# Start of Provided data

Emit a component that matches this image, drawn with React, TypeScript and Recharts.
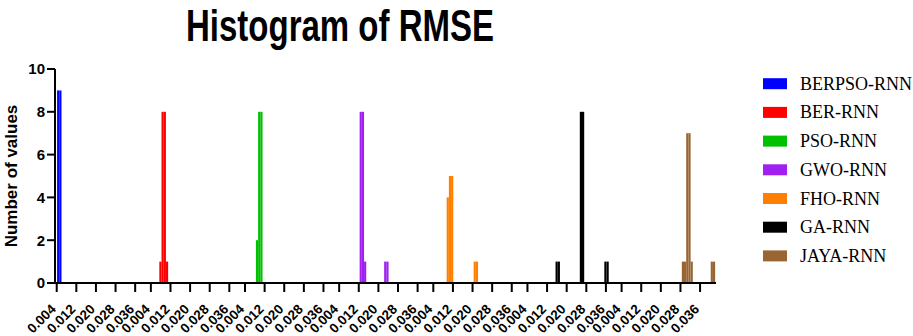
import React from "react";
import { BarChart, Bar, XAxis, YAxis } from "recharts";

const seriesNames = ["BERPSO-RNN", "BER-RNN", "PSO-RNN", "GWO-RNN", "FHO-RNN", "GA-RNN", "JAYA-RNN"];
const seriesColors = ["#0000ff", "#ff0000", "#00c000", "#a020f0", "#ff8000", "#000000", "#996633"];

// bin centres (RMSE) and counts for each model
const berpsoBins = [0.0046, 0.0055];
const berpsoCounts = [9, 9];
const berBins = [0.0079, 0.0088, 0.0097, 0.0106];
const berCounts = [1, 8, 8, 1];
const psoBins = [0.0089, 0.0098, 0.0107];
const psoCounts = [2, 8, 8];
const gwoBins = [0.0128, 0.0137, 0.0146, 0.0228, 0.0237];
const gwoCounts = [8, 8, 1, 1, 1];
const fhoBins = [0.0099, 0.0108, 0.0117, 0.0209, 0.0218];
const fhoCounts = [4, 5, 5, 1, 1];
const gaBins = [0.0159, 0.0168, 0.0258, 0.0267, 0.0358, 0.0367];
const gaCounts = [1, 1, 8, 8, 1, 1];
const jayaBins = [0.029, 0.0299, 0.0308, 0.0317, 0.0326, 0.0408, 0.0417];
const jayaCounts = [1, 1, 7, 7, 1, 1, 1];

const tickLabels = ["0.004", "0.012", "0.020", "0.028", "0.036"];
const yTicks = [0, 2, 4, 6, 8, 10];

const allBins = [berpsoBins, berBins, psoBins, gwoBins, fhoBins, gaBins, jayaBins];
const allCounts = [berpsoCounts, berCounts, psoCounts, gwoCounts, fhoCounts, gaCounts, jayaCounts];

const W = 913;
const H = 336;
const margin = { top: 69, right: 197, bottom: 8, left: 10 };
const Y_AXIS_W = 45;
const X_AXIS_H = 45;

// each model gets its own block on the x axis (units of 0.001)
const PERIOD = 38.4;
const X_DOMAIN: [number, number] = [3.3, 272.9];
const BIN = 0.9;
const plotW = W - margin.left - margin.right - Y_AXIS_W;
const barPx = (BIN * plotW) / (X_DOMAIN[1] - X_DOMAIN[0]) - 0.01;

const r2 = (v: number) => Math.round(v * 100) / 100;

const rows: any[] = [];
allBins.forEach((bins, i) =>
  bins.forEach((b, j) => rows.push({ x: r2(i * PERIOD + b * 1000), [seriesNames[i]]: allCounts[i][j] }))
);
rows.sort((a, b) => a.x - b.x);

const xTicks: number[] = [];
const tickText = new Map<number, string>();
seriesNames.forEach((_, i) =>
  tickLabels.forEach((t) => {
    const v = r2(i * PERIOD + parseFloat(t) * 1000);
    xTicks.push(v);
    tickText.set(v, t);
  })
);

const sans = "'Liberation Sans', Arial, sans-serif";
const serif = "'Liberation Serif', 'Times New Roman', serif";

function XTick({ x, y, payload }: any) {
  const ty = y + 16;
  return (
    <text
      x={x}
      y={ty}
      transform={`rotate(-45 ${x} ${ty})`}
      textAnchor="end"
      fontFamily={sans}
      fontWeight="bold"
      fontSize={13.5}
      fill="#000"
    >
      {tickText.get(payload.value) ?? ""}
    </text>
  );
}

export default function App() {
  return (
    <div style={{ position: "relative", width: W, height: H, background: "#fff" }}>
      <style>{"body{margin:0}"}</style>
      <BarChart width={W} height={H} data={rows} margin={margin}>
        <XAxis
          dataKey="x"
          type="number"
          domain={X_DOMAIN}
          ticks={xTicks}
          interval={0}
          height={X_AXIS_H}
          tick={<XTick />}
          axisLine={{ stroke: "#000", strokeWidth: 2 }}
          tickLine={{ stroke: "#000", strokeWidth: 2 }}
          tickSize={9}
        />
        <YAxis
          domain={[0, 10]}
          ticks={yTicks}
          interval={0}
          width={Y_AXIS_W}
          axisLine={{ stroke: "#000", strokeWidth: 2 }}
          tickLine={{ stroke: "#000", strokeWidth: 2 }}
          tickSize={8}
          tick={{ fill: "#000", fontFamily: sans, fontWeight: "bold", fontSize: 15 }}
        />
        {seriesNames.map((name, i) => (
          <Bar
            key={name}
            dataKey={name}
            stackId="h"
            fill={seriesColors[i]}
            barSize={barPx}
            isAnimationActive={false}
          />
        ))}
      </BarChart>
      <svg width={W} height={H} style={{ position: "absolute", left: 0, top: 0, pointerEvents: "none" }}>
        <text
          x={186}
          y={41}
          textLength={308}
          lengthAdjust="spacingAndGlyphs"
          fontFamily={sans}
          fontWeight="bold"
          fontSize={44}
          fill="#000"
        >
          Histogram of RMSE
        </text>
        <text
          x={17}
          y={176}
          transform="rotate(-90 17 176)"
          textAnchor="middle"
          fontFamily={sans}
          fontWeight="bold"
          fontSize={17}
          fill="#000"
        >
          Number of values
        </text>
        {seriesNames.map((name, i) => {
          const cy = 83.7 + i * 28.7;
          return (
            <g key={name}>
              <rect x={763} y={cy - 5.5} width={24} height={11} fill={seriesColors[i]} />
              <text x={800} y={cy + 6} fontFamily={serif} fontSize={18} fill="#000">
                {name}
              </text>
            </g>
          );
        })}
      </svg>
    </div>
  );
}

# End of Provided data

Stated problem: Pictures in the data above should not be copied; transcribe everything else exactly.

Exercise answer:
Emit a component that matches this image, drawn with React, TypeScript and Recharts.
import React from "react";
import { BarChart, Bar, XAxis, YAxis } from "recharts";

const seriesNames = ["BERPSO-RNN", "BER-RNN", "PSO-RNN", "GWO-RNN", "FHO-RNN", "GA-RNN", "JAYA-RNN"];
const seriesColors = ["#0000ff", "#ff0000", "#00c000", "#a020f0", "#ff8000", "#000000", "#996633"];

// bin centres (RMSE) and counts for each model
const berpsoBins = [0.0046, 0.0055];
const berpsoCounts = [9, 9];
const berBins = [0.0079, 0.0088, 0.0097, 0.0106];
const berCounts = [1, 8, 8, 1];
const psoBins = [0.0089, 0.0098, 0.0107];
const psoCounts = [2, 8, 8];
const gwoBins = [0.0128, 0.0137, 0.0146, 0.0228, 0.0237];
const gwoCounts = [8, 8, 1, 1, 1];
const fhoBins = [0.0099, 0.0108, 0.0117, 0.0209, 0.0218];
const fhoCounts = [4, 5, 5, 1, 1];
const gaBins = [0.0159, 0.0168, 0.0258, 0.0267, 0.0358, 0.0367];
const gaCounts = [1, 1, 8, 8, 1, 1];
const jayaBins = [0.029, 0.0299, 0.0308, 0.0317, 0.0326, 0.0408, 0.0417];
const jayaCounts = [1, 1, 7, 7, 1, 1, 1];

const tickLabels = ["0.004", "0.012", "0.020", "0.028", "0.036"];
const yTicks = [0, 2, 4, 6, 8, 10];

const allBins = [berpsoBins, berBins, psoBins, gwoBins, fhoBins, gaBins, jayaBins];
const allCounts = [berpsoCounts, berCounts, psoCounts, gwoCounts, fhoCounts, gaCounts, jayaCounts];

const W = 913;
const H = 336;
const margin = { top: 69, right: 197, bottom: 8, left: 10 };
const Y_AXIS_W = 45;
const X_AXIS_H = 45;

// each model gets its own block on the x axis (units of 0.001)
const PERIOD = 38.4;
const X_DOMAIN: [number, number] = [3.3, 272.9];
const BIN = 0.9;
const plotW = W - margin.left - margin.right - Y_AXIS_W;
const barPx = (BIN * plotW) / (X_DOMAIN[1] - X_DOMAIN[0]) - 0.01;

const r2 = (v: number) => Math.round(v * 100) / 100;

const rows: any[] = [];
allBins.forEach((bins, i) =>
  bins.forEach((b, j) => rows.push({ x: r2(i * PERIOD + b * 1000), [seriesNames[i]]: allCounts[i][j] }))
);
rows.sort((a, b) => a.x - b.x);

const xTicks: number[] = [];
const tickText = new Map<number, string>();
seriesNames.forEach((_, i) =>
  tickLabels.forEach((t) => {
    const v = r2(i * PERIOD + parseFloat(t) * 1000);
    xTicks.push(v);
    tickText.set(v, t);
  })
);

const sans = "'Liberation Sans', Arial, sans-serif";
const serif = "'Liberation Serif', 'Times New Roman', serif";

function XTick({ x, y, payload }: any) {
  const ty = y + 16;
  return (
    <text
      x={x}
      y={ty}
      transform={`rotate(-45 ${x} ${ty})`}
      textAnchor="end"
      fontFamily={sans}
      fontWeight="bold"
      fontSize={13.5}
      fill="#000"
    >
      {tickText.get(payload.value) ?? ""}
    </text>
  );
}

export default function App() {
  return (
    <div style={{ position: "relative", width: W, height: H, background: "#fff" }}>
      <style>{"body{margin:0}"}</style>
      <BarChart width={W} height={H} data={rows} margin={margin}>
        <XAxis
          dataKey="x"
          type="number"
          domain={X_DOMAIN}
          ticks={xTicks}
          interval={0}
          height={X_AXIS_H}
          tick={<XTick />}
          axisLine={{ stroke: "#000", strokeWidth: 2 }}
          tickLine={{ stroke: "#000", strokeWidth: 2 }}
          tickSize={9}
        />
        <YAxis
          domain={[0, 10]}
          ticks={yTicks}
          interval={0}
          width={Y_AXIS_W}
          axisLine={{ stroke: "#000", strokeWidth: 2 }}
          tickLine={{ stroke: "#000", strokeWidth: 2 }}
          tickSize={8}
          tick={{ fill: "#000", fontFamily: sans, fontWeight: "bold", fontSize: 15 }}
        />
        {seriesNames.map((name, i) => (
          <Bar
            key={name}
            dataKey={name}
            stackId="h"
            fill={seriesColors[i]}
            barSize={barPx}
            isAnimationActive={false}
          />
        ))}
      </BarChart>
      <svg width={W} height={H} style={{ position: "absolute", left: 0, top: 0, pointerEvents: "none" }}>
        <text
          x={186}
          y={41}
          textLength={308}
          lengthAdjust="spacingAndGlyphs"
          fontFamily={sans}
          fontWeight="bold"
          fontSize={44}
          fill="#000"
        >
          Histogram of RMSE
        </text>
        <text
          x={17}
          y={176}
          transform="rotate(-90 17 176)"
          textAnchor="middle"
          fontFamily={sans}
          fontWeight="bold"
          fontSize={17}
          fill="#000"
        >
          Number of values
        </text>
        {seriesNames.map((name, i) => {
          const cy = 83.7 + i * 28.7;
          return (
            <g key={name}>
              <rect x={763} y={cy - 5.5} width={24} height={11} fill={seriesColors[i]} />
              <text x={800} y={cy + 6} fontFamily={serif} fontSize={18} fill="#000">
                {name}
              </text>
            </g>
          );
        })}
      </svg>
    </div>
  );
}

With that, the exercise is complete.